Depuis très longtemps, on sait que le jour viendrait où la génomique tiendrait ses promesses. Il fallait pour cela que les progrès informatiques dégagent la puissance de calcul nécessaire pour réduire massivement le coût du séquençage du génome (végétal, animal et humain) ; et que les leçons soient tirées des premières expériences de clonage d’un être vivant et d’introduction de gènes d’une espèce dans une autre. Ce jour est arrivé. Et les exploits les plus insensés, rêves et cauchemars, sont désormais réalisables.
Ainsi, une équipe de chercheurs argentins, qui avait déjà su cloner une vache capable de produire de l’insuline, vient d’introduire simultanément deux gènes humains dans le génome d’un mammifère : une vache a reçu deux gènes humains contrôlant la production du lait maternel chez la femme ; ils permettront au lait de cette vache de contenir de la lactoferrine et du lysozyme, deux protéines très abondantes chez la femme et presque absentes chez la vache, favorisant chez les enfants qui en consommeront l’assimilation du fer, la fabrication des globules rouges, le développement des dents et de certaines cellules intestinales. Plus encore, les veaux issus de cette vache auront une chance sur trois de disposer des mêmes gènes modifiés.
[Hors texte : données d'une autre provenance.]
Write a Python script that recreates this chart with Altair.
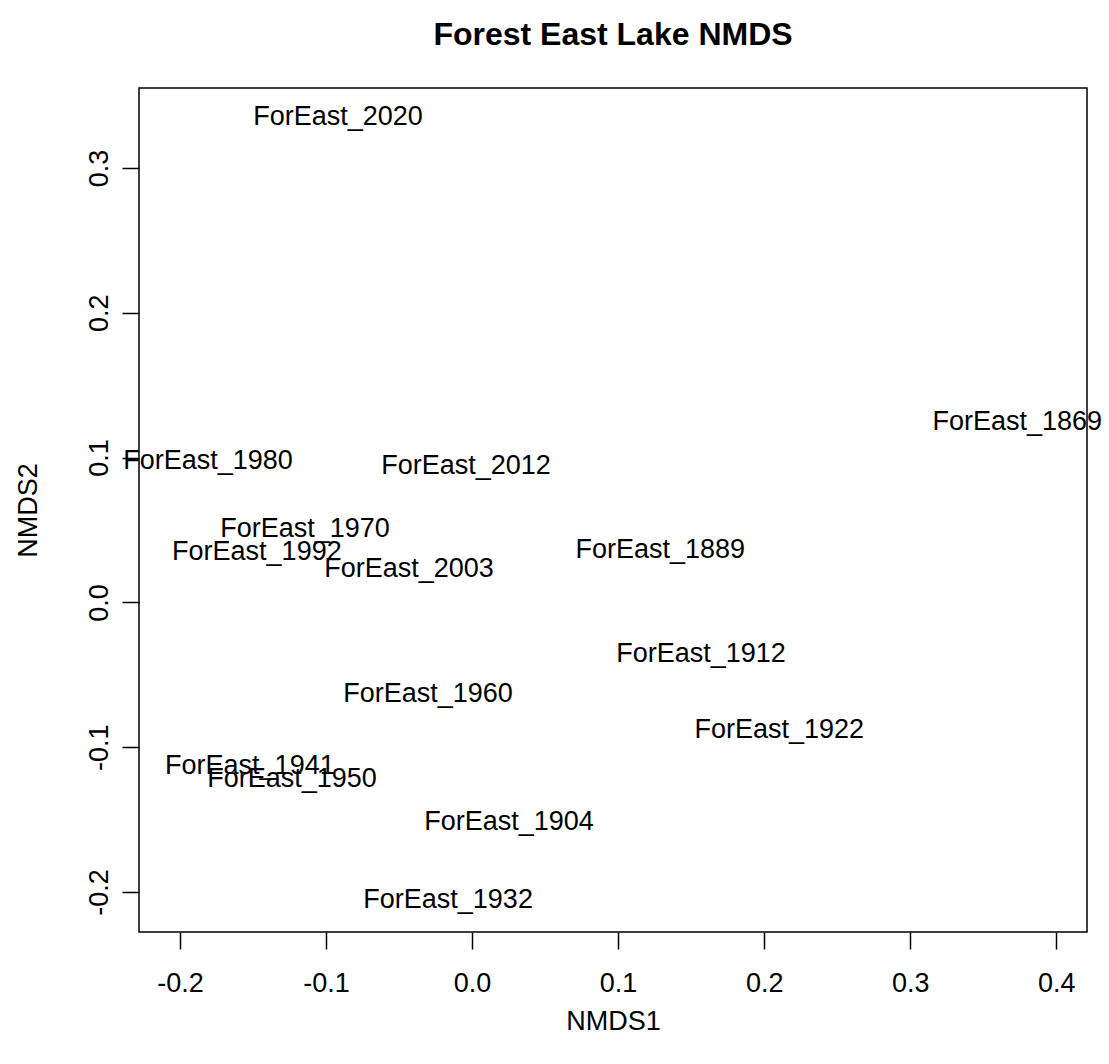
import altair as alt
import pandas as pd

labels = ["ForEast_2020", "ForEast_1869", "ForEast_1980", "ForEast_2012", "ForEast_1970",
          "ForEast_1992", "ForEast_2003", "ForEast_1889", "ForEast_1912", "ForEast_1960",
          "ForEast_1922", "ForEast_1941", "ForEast_1950", "ForEast_1904", "ForEast_1932"]
nmds1 = [-0.0918, 0.3733, -0.1808, -0.0041, -0.1144, -0.1473, -0.0432, 0.1288, 0.1568,
         -0.0301, 0.2103, -0.1521, -0.1233, 0.0253, -0.0164]
nmds2 = [0.3353, 0.1246, 0.0977, 0.0942, 0.0507, 0.0348, 0.0230, 0.0362, -0.0355,
         -0.0633, -0.0881, -0.1128, -0.1218, -0.1515, -0.2055]
x_ticks = [-0.2, -0.1, 0.0, 0.1, 0.2, 0.3, 0.4]
y_ticks = [-0.2, -0.1, 0.0, 0.1, 0.2, 0.3]
x_domain = [-0.228, 0.421]
y_domain = [-0.2276, 0.3552]

df = pd.DataFrame({"label": labels, "NMDS1": nmds1, "NMDS2": nmds2})

FONT = "Liberation Sans"
LABEL_EXPR = "datum.value < 0 ? '-' + format(-datum.value, '.1f') : format(datum.value, '.1f')"

chart = alt.Chart(df).mark_text(
    font=FONT, fontSize=27, color="black", align="center", baseline="middle"
).encode(
    x=alt.X("NMDS1:Q", scale=alt.Scale(domain=x_domain, nice=False, zero=False),
            axis=alt.Axis(values=x_ticks, labelExpr=LABEL_EXPR, title="NMDS1", grid=False,
                          domain=False, tickSize=17, tickColor="black", tickWidth=1.5,
                          labelFont=FONT, labelFontSize=27, labelColor="black",
                          labelPadding=21, labelFlush=False, labelOverlap=False,
                          titleFont=FONT, titleFontSize=27, titleFontWeight="normal",
                          titleColor="black", titlePadding=12)),
    y=alt.Y("NMDS2:Q", scale=alt.Scale(domain=y_domain, nice=False, zero=False),
            axis=alt.Axis(values=y_ticks, labelExpr=LABEL_EXPR, title="NMDS2", grid=False,
                          domain=False, tickSize=17, tickColor="black", tickWidth=1.5,
                          labelFont=FONT, labelFontSize=27, labelColor="black",
                          labelAngle=270, labelAlign="center", labelBaseline="alphabetic",
                          labelPadding=15, labelFlush=False, labelOverlap=False,
                          titleFont=FONT, titleFontSize=27, titleFontWeight="normal",
                          titleColor="black", titlePadding=43)),
    text="label:N",
).properties(
    width=948,
    height=844,
    title=alt.TitleParams("Forest East Lake NMDS", font=FONT, fontSize=32,
                          fontWeight="bold", color="black", anchor="middle",
                          baseline="alphabetic", offset=11),
    autosize=alt.AutoSizeParams(type="none"),
    padding={"left": 139, "top": 88, "right": 22, "bottom": 132},
).configure(
    background="white",
    view=alt.ViewConfig(stroke="black", strokeWidth=1.5),
)

chart.save("out.html", embed_options={"renderer": "svg", "actions": False})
A priori, il s’agit d’un grand progrès : qui peut critiquer une technique qui permettra d’améliorer la santé des enfants en améliorant les qualités du lait qu’ils consomment ? Pourtant, bien des questions se posent : le lait d’une telle vache sera-t- il consommable sans risque ? Une vache ainsi clonée et modifiée génétiquement est-elle encore une vache, ou bien constitue-t-elle l’amorce d’une nouvelle espèce animale ? A-t-elle une dimension humaine ? Enfin, consommer sa viande serait–il cannibale ?
Ces questions sont d’autant plus importantes que cette innovation, en apparence mineure, s’inscrit dans un ensemble de mutations beaucoup plus vastes, qui permettent déjà, et permettront plus encore demain, de faire porter des gènes humains par des animaux et, en travaillant sur les cellules souches, de rendre des organes animaux compatibles avec l’espèce humaine, afin de les y greffer. Plus loin encore, on créera des espèces animales nouvelles, des chimères, capables d’intervenir dans des milieux difficiles, radioactifs par exemple, ou de remplacer les hommes au combat. Et même, transgression suprême, de doter des animaux d’un cerveau proche de l’humain. Un peu plus tard, la rencontre de l’informatique, de la génomique, des nanotechnologies et des neurosciences permettra à l’homme de créer d’autres espèces, ultra-humaines, hyper-humaines.
Qu’on n’espère pas y mettre une barrière. A moins d’une très improbable police mondiale, faisant du génome un sanctuaire, on trouvera toujours un lieu pour mener ces expérimentations, peu couteuses, en les justifiant par la promesse de guérir des maladies rares ou de prolonger l’espérance de vie des hommes. Et même si l’Occident y résiste, les pays émergents, de l’Argentine à la Chine, en passant par le Brésil et demain le Nigéria et l’Indonésie, accueilleront des chercheurs prêts à tout. Après s’être débarrassé de Dieu, l’homme se sera débarrassé de lui-même.